Talking about SOLID Principles and choosing the right examples to explain the principles is a really tricky.

Although, the presentation started on a right note picking up principles which are least understood and discussed, but there is a reason i.e. the right examples and that was precisely which was missing.

Peter Meijer at 15:44 on 1 Jul 2017

I was expecting a different talk based on the title. Not a 'recap' of SOLID.

Deniz Zoeteman at 20:38 on 1 Jul 2017

Okay talk, was interesting to hear these opinions, and I agree on some points. However, it would have been nice to have some solutions given to the problems talked about.+

Niels van Esch at 09:45 on 3 Jul 2017

a solid (pun intended) talk on some of the less understood parts of SOLID. It had a few misunderstandings of the finer details of the the principle in it, but these were negligible. Talk was given with good energy

Vladas Dirzys at 10:59 on 3 Jul 2017

The presenter looked confident. Also I think it's good idea not to talk about every SOLID principle in depth but only about the chosen ones. However, the given examples didn't make much sense. In addition on how not to do it, the presenter could have had examples of how to do it.

I had serious doubts if the presenter really understands the DIP (and others). I would like to look at the examples and try to analyse them again, but can't find the slides.

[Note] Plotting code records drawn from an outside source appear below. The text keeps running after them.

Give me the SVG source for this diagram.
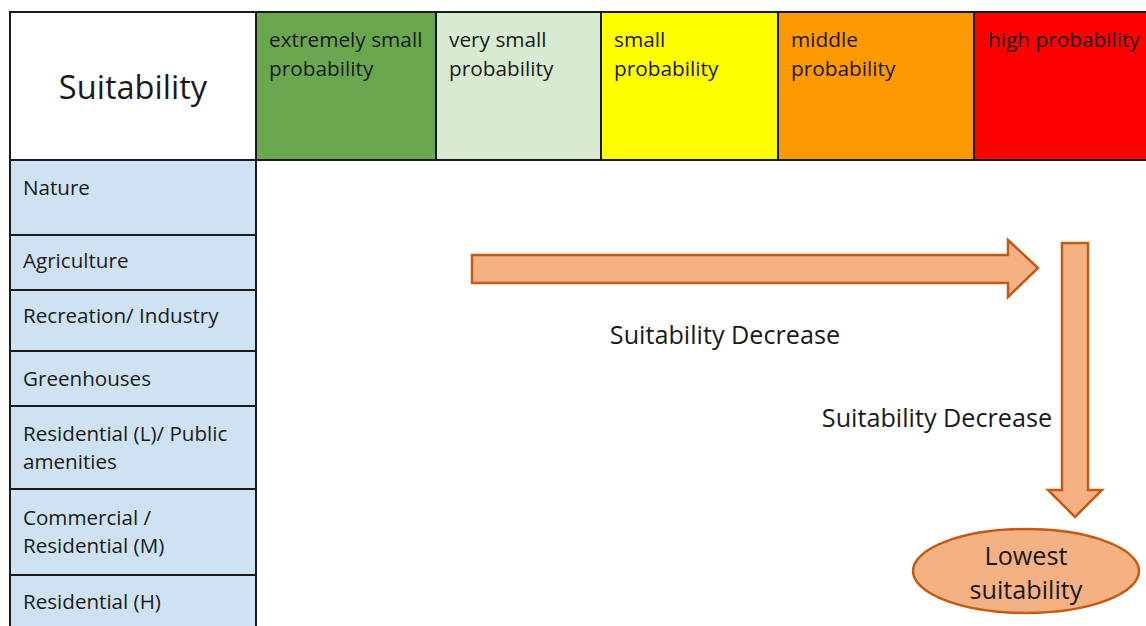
<svg xmlns="http://www.w3.org/2000/svg" width="1146" height="626" viewBox="0 0 1146 626">
  <style>
    .cell { stroke: #1a1a1a; stroke-width: 2; }
    .t { font-family: "Open Sans", "Liberation Sans", sans-serif; fill: #1a1a1a; }
    .hdr { font-size: 20.8px; }
    .row { font-size: 20.6px; }
    .big { font-size: 25.2px; }
    .flow { fill: #f4b183; stroke: #c55a11; stroke-width: 2.5; }
  </style>
  <rect width="1146" height="626" fill="#ffffff"/>

  <!-- header row -->
  <g id="header-suitability">
    <rect class="cell" x="10" y="12" width="246" height="148" fill="#ffffff"/>
    <text class="t" x="133" y="99" font-size="32.6" text-anchor="middle">Suitability</text>
  </g>
  <g id="col-extremely-small">
    <rect class="cell" x="256" y="12" width="180" height="148" fill="#6aa84f"/>
    <text class="t hdr" x="269" y="47">extremely small</text>
    <text class="t hdr" x="269" y="76">probability</text>
  </g>
  <g id="col-very-small">
    <rect class="cell" x="436" y="12" width="165" height="148" fill="#d9ead3"/>
    <text class="t hdr" x="449" y="47">very small</text>
    <text class="t hdr" x="449" y="76">probability</text>
  </g>
  <g id="col-small">
    <rect class="cell" x="601" y="12" width="177" height="148" fill="#ffff00"/>
    <text class="t hdr" x="614" y="47">small</text>
    <text class="t hdr" x="614" y="76">probability</text>
  </g>
  <g id="col-middle">
    <rect class="cell" x="778" y="12" width="196" height="148" fill="#ff9900"/>
    <text class="t hdr" x="791" y="47">middle</text>
    <text class="t hdr" x="791" y="76">probability</text>
  </g>
  <g id="col-high">
    <rect class="cell" x="974" y="12" width="180" height="148" fill="#ff0000"/>
    <text class="t hdr" x="988" y="47">high probability</text>
  </g>

  <!-- land-use rows -->
  <g id="row-nature">
    <rect class="cell" x="10" y="160" width="246" height="75" fill="#cfe2f3"/>
    <text class="t row" x="23" y="195">Nature</text>
  </g>
  <g id="row-agriculture">
    <rect class="cell" x="10" y="235" width="246" height="55" fill="#cfe2f3"/>
    <text class="t row" x="23" y="268">Agriculture</text>
  </g>
  <g id="row-recreation">
    <rect class="cell" x="10" y="290" width="246" height="61" fill="#cfe2f3"/>
    <text class="t row" x="23" y="323">Recreation/ Industry</text>
  </g>
  <g id="row-greenhouses">
    <rect class="cell" x="10" y="351" width="246" height="55" fill="#cfe2f3"/>
    <text class="t row" x="23" y="386">Greenhouses</text>
  </g>
  <g id="row-residential-l">
    <rect class="cell" x="10" y="406" width="246" height="83" fill="#cfe2f3"/>
    <text class="t row" x="23" y="441">Residential (L)/ Public</text>
    <text class="t row" x="23" y="469">amenities</text>
  </g>
  <g id="row-commercial">
    <rect class="cell" x="10" y="489" width="246" height="86" fill="#cfe2f3"/>
    <text class="t row" x="23" y="525">Commercial /</text>
    <text class="t row" x="23" y="553">Residential (M)</text>
  </g>
  <g id="row-residential-h">
    <rect class="cell" x="10" y="575" width="246" height="60" fill="#cfe2f3"/>
    <text class="t row" x="23" y="609">Residential (H)</text>
  </g>

  <!-- block arrows -->
  <g id="connectors">
    <polygon class="flow" points="472,255 1008,255 1008,240 1038,268 1008,297 1008,283 472,283"/>
    <polygon class="flow" points="1062,243 1088,243 1088,490 1102,490 1075,517 1048,490 1062,490"/>
  </g>
  <g id="label-horizontal">
    <text class="t big" x="725" y="344" text-anchor="middle">Suitability Decrease</text>
  </g>
  <g id="label-vertical">
    <text class="t big" x="937" y="427" text-anchor="middle">Suitability Decrease</text>
  </g>

  <g id="lowest-suitability">
    <ellipse class="flow" cx="1026" cy="571" rx="113" ry="42"/>
    <text class="t big" x="1026" y="565" text-anchor="middle">Lowest</text>
    <text class="t big" x="1026" y="599" text-anchor="middle">suitability</text>
  </g>
</svg>
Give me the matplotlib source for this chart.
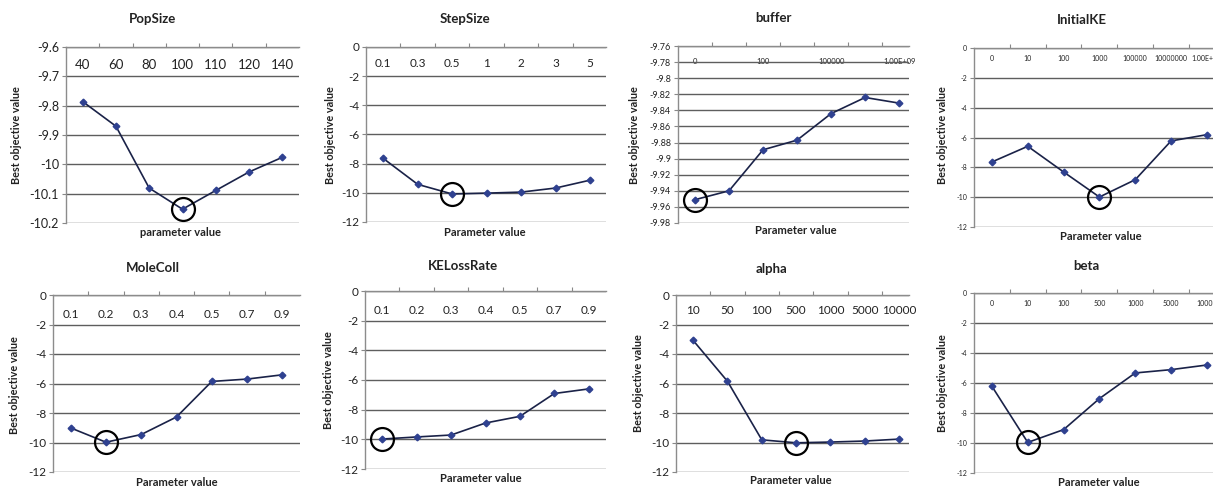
import numpy as np
import matplotlib
matplotlib.use('Agg')
import matplotlib.pyplot as plt

plt.rcParams['font.family'] = ['Lato', 'DejaVu Sans']

W, H = 1213, 487

# ---- data ----
popsize_labels = ['40', '60', '80', '100', '110', '120', '140']
popsize_vals = [-9.786, -9.870, -10.081, -10.153, -10.089, -10.026, -9.976]

stepsize_labels = ['0.1', '0.3', '0.5', '1', '2', '3', '5']
stepsize_vals = [-7.64, -9.42, -10.08, -10.02, -9.95, -9.67, -9.13]

buffer_labels = ['0', '', '100', '', '100000', '', '1.00E+09']
buffer_vals = [-9.951, -9.940, -9.889, -9.877, -9.844, -9.824, -9.831]

initke_labels = ['0', '10', '100', '1000', '100000', '10000000', '1.00E+09']
initke_vals = [-7.64, -6.59, -8.31, -9.99, -8.83, -6.23, -5.81]

molecoll_labels = ['0.1', '0.2', '0.3', '0.4', '0.5', '0.7', '0.9']
molecoll_vals = [-9.01, -9.98, -9.46, -8.27, -5.86, -5.70, -5.41]

keloss_labels = ['0.1', '0.2', '0.3', '0.4', '0.5', '0.7', '0.9']
keloss_vals = [-9.98, -9.84, -9.71, -8.90, -8.45, -6.91, -6.60]

alpha_labels = ['10', '50', '100', '500', '1000', '5000', '10000']
alpha_vals = [-3.08, -5.85, -9.82, -10.02, -9.97, -9.90, -9.77]

beta_labels = ['0', '10', '100', '500', '1000', '5000', '10000']
beta_vals = [-6.22, -9.96, -9.11, -7.04, -5.33, -5.11, -4.80]

best_idx = [3, 2, 0, 3, 1, 0, 3, 1]

fig = plt.figure(figsize=(W / 100, H / 100), dpi=100)

LINE = '#1a2248'
MARK = '#2f4190'
GRID = '#5e5e5e'


def panel(box, labels, vals, ylim, ystep, best, title, tpos, xlab, xpos, ypos,
          xmax=6.5, fs=7.5, lfs=8, lpad=17, tfs=9.5):
    l, t, r, b = box
    ax = fig.add_axes([l / W, 1 - b / H, (r - l) / W, (b - t) / H])
    x = np.arange(len(vals))
    ax.plot(x, vals, color=LINE, lw=1.2, marker='D', ms=3.4,
            mfc=MARK, mec=MARK, zorder=3)
    ax.plot(x[best], vals[best], marker='o', ms=16.5, mfc='none', mec='black',
            mew=1.6, zorder=4)
    ax.set_xlim(-0.5, xmax)
    ax.set_ylim(*ylim)
    yt = np.arange(ylim[0], ylim[1] + ystep / 2, ystep)
    ax.set_yticks(yt, [f'{round(v, 2):g}' for v in yt])
    ax.yaxis.grid(True, color=GRID, lw=1)
    ax.set_axisbelow(True)
    ax.tick_params(axis='y', length=3, width=0.8, color='#888888',
                   labelsize=fs, pad=2, colors='#222222')
    ax.xaxis.tick_top()
    ax.set_xticks(x, labels)
    ax.set_xticks(np.arange(0.5, 6.5, 1), minor=True)
    ax.tick_params(axis='x', which='major', length=0, labelsize=lfs,
                   pad=-lpad * 0.72, colors='#222222')
    ax.tick_params(axis='x', which='minor', length=3, width=0.8,
                   color='#888888', top=True, bottom=False)
    for s in ['right', 'bottom']:
        ax.spines[s].set_visible(False)
    for s in ['left', 'top']:
        ax.spines[s].set_color('#8c8c8c')
        ax.spines[s].set_linewidth(1)
    fig.text(tpos[0] / W, 1 - tpos[1] / H, title, ha='center', va='center',
             fontsize=tfs, fontweight='bold', color='#222222')
    fig.text(xpos[0] / W, 1 - xpos[1] / H, xlab, ha='center', va='center',
             fontsize=8, fontweight='bold', color='#222222')
    fig.text(ypos[0] / W, 1 - ypos[1] / H, 'Best objective value', ha='center',
             va='center', rotation=90, fontsize=7.8, fontweight='bold',
             color='#222222')
    return ax


panel((66, 47, 299, 223), popsize_labels, popsize_vals, (-10.2, -9.6), 0.1,
      best_idx[0], 'PopSize', (153, 19), 'parameter value', (180, 233),
      (17, 135), fs=9, lfs=9.5, lpad=24)
panel((366, 47, 606, 222), stepsize_labels, stepsize_vals, (-12, 0), 2,
      best_idx[1], 'StepSize', (465, 19), 'Parameter value', (485, 233),
      (330, 135), xmax=6.46, fs=8.5, lfs=8.5, lpad=22)
panel((678, 46, 909, 223), buffer_labels, buffer_vals, (-9.98, -9.76), 0.02,
      best_idx[2], 'buffer', (773, 18), 'Parameter value', (796, 230),
      (634, 135), xmax=6.29, fs=6.5, lfs=5.5, lpad=19)
panel((974, 48, 1213, 227), initke_labels, initke_vals, (-12, 0), 2,
      best_idx[3], 'InitialKE', (1082, 20), 'Parameter value', (1101, 236),
      (942, 135), xmax=6.17, fs=5, lfs=5, lpad=14)
panel((53, 295, 300, 472), molecoll_labels, molecoll_vals, (-12, 0), 2,
      best_idx[4], 'MoleColl', (153, 268), 'Parameter value', (177, 482),
      (15, 385), fs=8.5, lfs=8.5, lpad=25)
panel((365, 291, 606, 469), keloss_labels, keloss_vals, (-12, 0), 2,
      best_idx[5], 'KELossRate', (463, 266), 'Parameter value', (481, 479),
      (328, 380), fs=8.5, lfs=8.5, lpad=25)
panel((676, 295, 909, 472), alpha_labels, alpha_vals, (-12, 0), 2,
      best_idx[6], 'alpha', (772, 269), 'Parameter value', (791, 481),
      (638, 383), xmax=6.29, fs=8.5, lfs=8.5, lpad=21)
panel((974, 293, 1213, 473), beta_labels, beta_vals, (-12, 0), 2,
      best_idx[7], 'beta', (1086, 266), 'Parameter value', (1099, 482),
      (942, 383), xmax=6.17, fs=5, lfs=5, lpad=14)

fig.savefig('out.png', dpi=100)
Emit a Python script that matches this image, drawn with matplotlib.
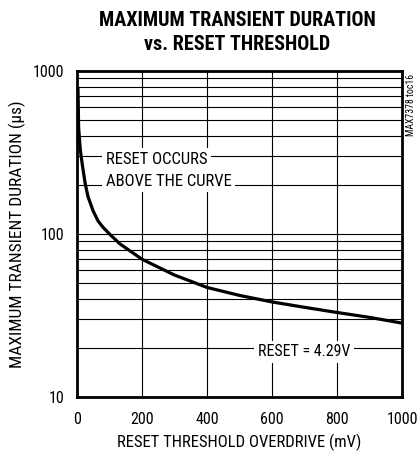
import matplotlib
matplotlib.use("Agg")
import matplotlib.pyplot as plt
import matplotlib.ticker as mticker

overdrive_mv = [3, 5, 10, 16, 25, 34, 50, 65, 80, 100, 132, 200, 300, 400, 500, 600, 700, 800, 900, 1000]
duration_us = [800, 450, 330, 269, 205, 169, 138, 120, 110, 100, 87, 70, 56, 47, 42, 38.3, 35.5, 33, 30.8, 28.4]
xticks = [0, 200, 400, 600, 800, 1000]
yticks = [10, 100, 1000]

fam = ['Roboto Condensed', 'DejaVu Sans']
fig = plt.figure(figsize=(4.19, 4.54), dpi=100)
ax = fig.add_axes([77/419, 57/454, 325/419, 326/454])
ax.set_yscale('log')
ax.set_xlim(0, 1000)
ax.set_ylim(10, 1000)
for v in range(200, 1000, 200):
    ax.axvline(v, color='black', lw=0.8, zorder=1)
for dec in (10, 100):
    for m in range(1, 10):
        val = dec * m
        if 10 < val < 1000:
            ax.axhline(val, color='black', lw=0.8, zorder=1)
ax.plot(overdrive_mv, duration_us, color='black', lw=2.3, zorder=3, solid_capstyle='butt')
ax.set_xticks(xticks)
ax.set_xticklabels([str(t) for t in xticks], family=fam, fontsize=11.5)
ax.set_yticks(yticks)
ax.set_yticklabels([str(t) for t in yticks], family=fam, fontsize=11.5)
ax.yaxis.set_minor_locator(mticker.NullLocator())
ax.tick_params(axis='x', length=0, pad=11)
ax.tick_params(axis='y', length=0, pad=9)
for s in ax.spines.values():
    s.set_linewidth(2)
ax.set_xlabel('RESET THRESHOLD OVERDRIVE (mV)', family=fam, fontsize=12, labelpad=5)
ax.set_ylabel('MAXIMUM TRANSIENT DURATION (µs)', family=fam, fontsize=12.5, labelpad=5)
bb = dict(facecolor='white', edgecolor='none', pad=2.5)
ax.text(89, 288, 'RESET OCCURS', family=fam, fontsize=12, va='center', ha='left', bbox=bb, zorder=2)
ax.text(89, 211, 'ABOVE THE CURVE', family=fam, fontsize=12, va='center', ha='left', bbox=bb, zorder=2)
ax.text(698, 18.9, 'RESET = 4.29V', family=fam, fontsize=11.5, va='center', ha='center', bbox=bb, zorder=2)
fig.text(237/419, 1 - 21/454, 'MAXIMUM TRANSIENT DURATION', family=fam,
         fontsize=14.5, fontweight='black', ha='center', va='center')
fig.text(237/419, 1 - 45/454, 'vs. RESET THRESHOLD', family=fam,
         fontsize=14.5, fontweight='black', ha='center', va='center')
fig.text(411/419, 1 - 105/454, 'MAX7378 toc16', family=fam, fontsize=7, rotation=90, ha='center', va='center')
fig.savefig('out.png', dpi=100)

I'm not a guru, but that were parts that actually I'm afraid of those who took you seriously, like
- fixing bugs by extending
- final keyword is bad
- don't use private variables (really?)
- cannot mock Doctrine due to the way they do the Query object
(rule of thumbs, don't mock what you don't own, make integration tests for the parts that touch plugins/libraries/bunbles/... and then mock those services for your own code)

It was a nice overview with emphasis on the two less understood principles. I was expecting a bit more examples and experience based on the title though.